Under Dutch law each partner of a partnership (other than a limited partner) is severally liable for liabilities of the partnership. The Dutch Supreme Court has recently rendered two important judgments with respect to the liability of partners in a partnership and the consequences thereof if the partnership is declared bankrupt.

In its decision of 6 February 2015, the Dutch Supreme Court found that the bankruptcy of a Dutch partnership no longer entails – by operation of law – the bankruptcy of its partners. A court should only open bankruptcy proceedings with respect to individual partners after determining that they themselves meet the bankruptcy criterion, including that each individual partner has its centre of main interest in the Netherlands. This decision was the subject of the NautaDutilh Newsflash published on 10 February 2015.
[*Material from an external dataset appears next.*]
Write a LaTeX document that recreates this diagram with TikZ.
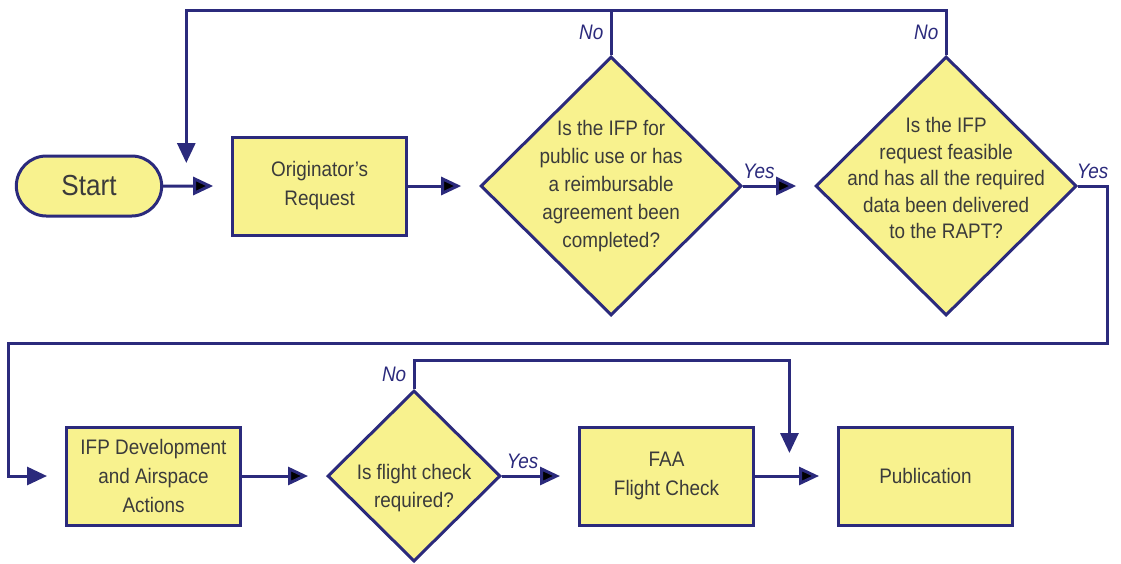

On 13 March 2015, the Dutch Supreme Court clarified the extent of the liability of a partner, in particular with respect to a partner who joins a partnership that has already been existing for some time. The Dutch Supreme Court issued a clear-cut rule: each partner (other than a limited partner) is severally liable for all liabilities of the partnership, including liabilities that have arisen prior to that partner joining the partnership.

 This means that if a partnership is unable to fulfil its obligations, a creditor of the partnership may demand payment from each partner (other than a limited partner) and take recourse on the assets of each partner, irrespective of whether a partner has joined the partnership before or after the claim of the creditor came into existence. In other words: when a partner joins a partnership, this will lead to additional means of redress for the creditors of the partnership - old and new.

 This judgment shows the importance of a proper investigation into a partnership's state of assets and liabilities when a party considers joining an already existing partnership. In some cases it may be advisable for the future partner to stipulate guarantees from the existing partners and/or to provide for a contractual arrangement on the contribution of each of the partners for claims of the partnership's creditors.